All of the material should be reproduced exactly, with pictures left out.
— Start Data provided —
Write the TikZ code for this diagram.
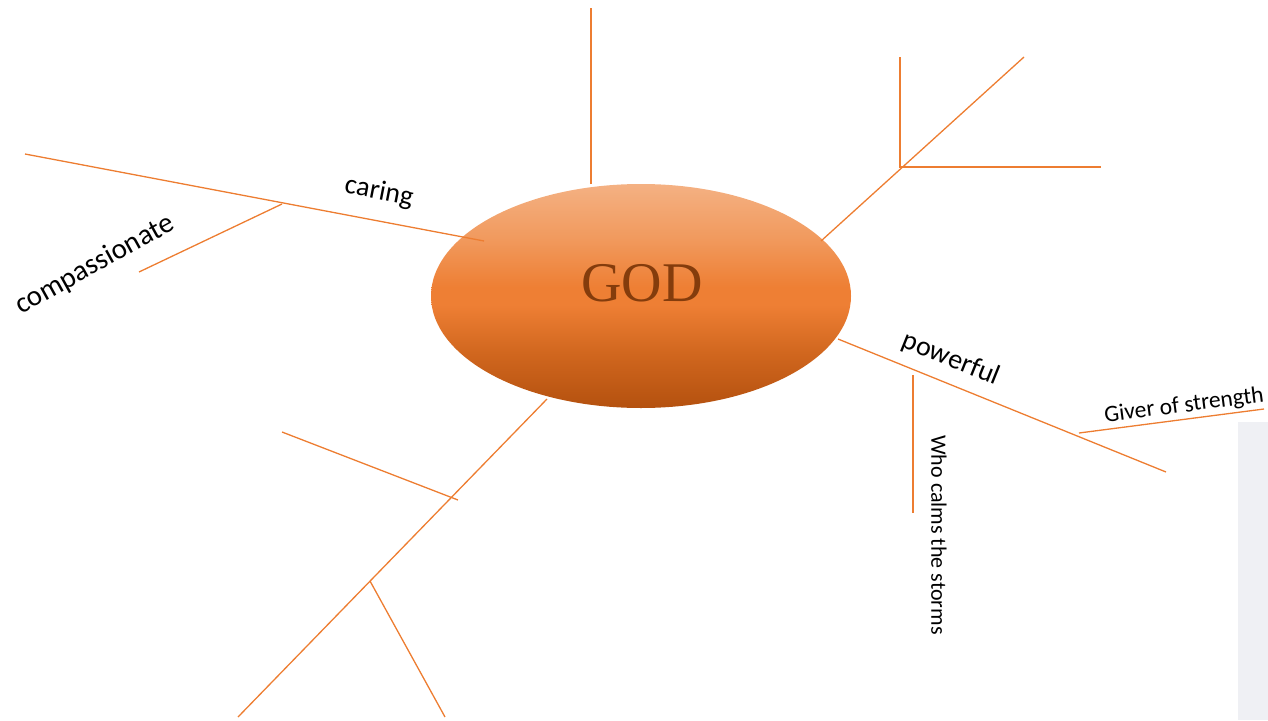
\documentclass[tikz,border=0pt]{standalone}
\usepackage{fontspec}
\setmainfont{Carlito}
\newfontfamily\godfont{Liberation Serif}
\usetikzlibrary{shapes.geometric}
\definecolor{lineor}{HTML}{ED7D31}
\definecolor{elltop}{HTML}{F4B183}
\definecolor{ellup}{HTML}{F19A5E}
\definecolor{ellmid}{HTML}{EE7F34}
\definecolor{elllow}{HTML}{D0661E}
\definecolor{ellbot}{HTML}{B4510F}
\definecolor{godcol}{HTML}{843C0C}
\definecolor{stripgray}{HTML}{EFF0F4}
\pgfdeclareverticalshading{godshade}{100bp}{color(0bp)=(ellbot); color(25bp)=(ellbot); color(37bp)=(elllow); color(48bp)=(ellmid); color(52bp)=(ellmid); color(63bp)=(ellup); color(75bp)=(elltop); color(100bp)=(elltop)}
\begin{document}
\begin{tikzpicture}[x=1pt,y=-1pt,
  branch/.style={draw=lineor, line width=1.3pt},
  biglbl/.style={font=\fontsize{28}{32}\selectfont, inner sep=0pt, text=black},
  smalllbl/.style={font=\fontsize{22}{26}\selectfont, inner sep=0pt, text=black}]
\useasboundingbox (0,0) rectangle (1268,720);
\fill[stripgray] (1238,422) rectangle (1268,720);
\node[ellipse, minimum width=420pt, minimum height=224pt, inner sep=0pt,
      shading=godshade] (god) at (641,296) {};
\node[font=\godfont\fontsize{56}{60}\selectfont, text=godcol, inner sep=0pt] (godtxt) at (642,283) {GOD};
% coordinates
\coordinate (tA) at (591,184); \coordinate (tB) at (591,8);
\coordinate (cA) at (484,241); \coordinate (cB) at (25,154);
\coordinate (cC) at (282,204); \coordinate (cD) at (139,272);
\coordinate (rA) at (821,241); \coordinate (rB) at (1024,57);
\coordinate (rC) at (900,168); \coordinate (rD) at (900,57);
\coordinate (rE) at (900,167); \coordinate (rF) at (1101,167);
\coordinate (pA) at (838,339); \coordinate (pB) at (1166,472);
\coordinate (pC) at (913,375); \coordinate (pD) at (913,513);
\coordinate (pE) at (1079,433); \coordinate (pF) at (1264,409);
\coordinate (bA) at (547,399); \coordinate (bB) at (238,717);
\coordinate (bC) at (282,432); \coordinate (bD) at (458,500);
\coordinate (bE) at (370,581); \coordinate (bF) at (445,717);
% connectors
\draw[branch] (tA) -- (tB);
\draw[branch] (cA) -- (cB);
\draw[branch] (cC) -- (cD);
\draw[branch] (rA) -- (rB);
\draw[branch] (rC) -- (rD);
\draw[branch] (rE) -- (rF);
\draw[branch] (pA) -- (pB);
\draw[branch] (pC) -- (pD);
\draw[branch] (pE) -- (pF);
\draw[branch] (bA) -- (bB);
\draw[branch] (bC) -- (bD);
\draw[branch] (bE) -- (bF);
% labels
\node[biglbl, rotate=-11] (caring) at (379,192) {caring};
\node[biglbl, rotate=29, font=\fontsize{29}{32}\selectfont] (comp) at (95,265) {compassionate};
\node[biglbl, rotate=-22] (pow) at (951,359) {powerful};
\node[smalllbl, rotate=7.4, font=\fontsize{23.5}{26}\selectfont] (giver) at (1184,406) {Giver of strength};
\node[smalllbl, rotate=-90] (calm) at (939,535) {Who calms the storms};
\end{tikzpicture}
\end{document}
— End Data provided —
**Result below:**
Write the TikZ code for this diagram.
\documentclass[tikz,border=0pt]{standalone}
\usepackage{fontspec}
\setmainfont{Carlito}
\newfontfamily\godfont{Liberation Serif}
\usetikzlibrary{shapes.geometric}
\definecolor{lineor}{HTML}{ED7D31}
\definecolor{elltop}{HTML}{F4B183}
\definecolor{ellup}{HTML}{F19A5E}
\definecolor{ellmid}{HTML}{EE7F34}
\definecolor{elllow}{HTML}{D0661E}
\definecolor{ellbot}{HTML}{B4510F}
\definecolor{godcol}{HTML}{843C0C}
\definecolor{stripgray}{HTML}{EFF0F4}
\pgfdeclareverticalshading{godshade}{100bp}{color(0bp)=(ellbot); color(25bp)=(ellbot); color(37bp)=(elllow); color(48bp)=(ellmid); color(52bp)=(ellmid); color(63bp)=(ellup); color(75bp)=(elltop); color(100bp)=(elltop)}
\begin{document}
\begin{tikzpicture}[x=1pt,y=-1pt,
  branch/.style={draw=lineor, line width=1.3pt},
  biglbl/.style={font=\fontsize{28}{32}\selectfont, inner sep=0pt, text=black},
  smalllbl/.style={font=\fontsize{22}{26}\selectfont, inner sep=0pt, text=black}]
\useasboundingbox (0,0) rectangle (1268,720);
\fill[stripgray] (1238,422) rectangle (1268,720);
\node[ellipse, minimum width=420pt, minimum height=224pt, inner sep=0pt,
      shading=godshade] (god) at (641,296) {};
\node[font=\godfont\fontsize{56}{60}\selectfont, text=godcol, inner sep=0pt] (godtxt) at (642,283) {GOD};
% coordinates
\coordinate (tA) at (591,184); \coordinate (tB) at (591,8);
\coordinate (cA) at (484,241); \coordinate (cB) at (25,154);
\coordinate (cC) at (282,204); \coordinate (cD) at (139,272);
\coordinate (rA) at (821,241); \coordinate (rB) at (1024,57);
\coordinate (rC) at (900,168); \coordinate (rD) at (900,57);
\coordinate (rE) at (900,167); \coordinate (rF) at (1101,167);
\coordinate (pA) at (838,339); \coordinate (pB) at (1166,472);
\coordinate (pC) at (913,375); \coordinate (pD) at (913,513);
\coordinate (pE) at (1079,433); \coordinate (pF) at (1264,409);
\coordinate (bA) at (547,399); \coordinate (bB) at (238,717);
\coordinate (bC) at (282,432); \coordinate (bD) at (458,500);
\coordinate (bE) at (370,581); \coordinate (bF) at (445,717);
% connectors
\draw[branch] (tA) -- (tB);
\draw[branch] (cA) -- (cB);
\draw[branch] (cC) -- (cD);
\draw[branch] (rA) -- (rB);
\draw[branch] (rC) -- (rD);
\draw[branch] (rE) -- (rF);
\draw[branch] (pA) -- (pB);
\draw[branch] (pC) -- (pD);
\draw[branch] (pE) -- (pF);
\draw[branch] (bA) -- (bB);
\draw[branch] (bC) -- (bD);
\draw[branch] (bE) -- (bF);
% labels
\node[biglbl, rotate=-11] (caring) at (379,192) {caring};
\node[biglbl, rotate=29, font=\fontsize{29}{32}\selectfont] (comp) at (95,265) {compassionate};
\node[biglbl, rotate=-22] (pow) at (951,359) {powerful};
\node[smalllbl, rotate=7.4, font=\fontsize{23.5}{26}\selectfont] (giver) at (1184,406) {Giver of strength};
\node[smalllbl, rotate=-90] (calm) at (939,535) {Who calms the storms};
\end{tikzpicture}
\end{document}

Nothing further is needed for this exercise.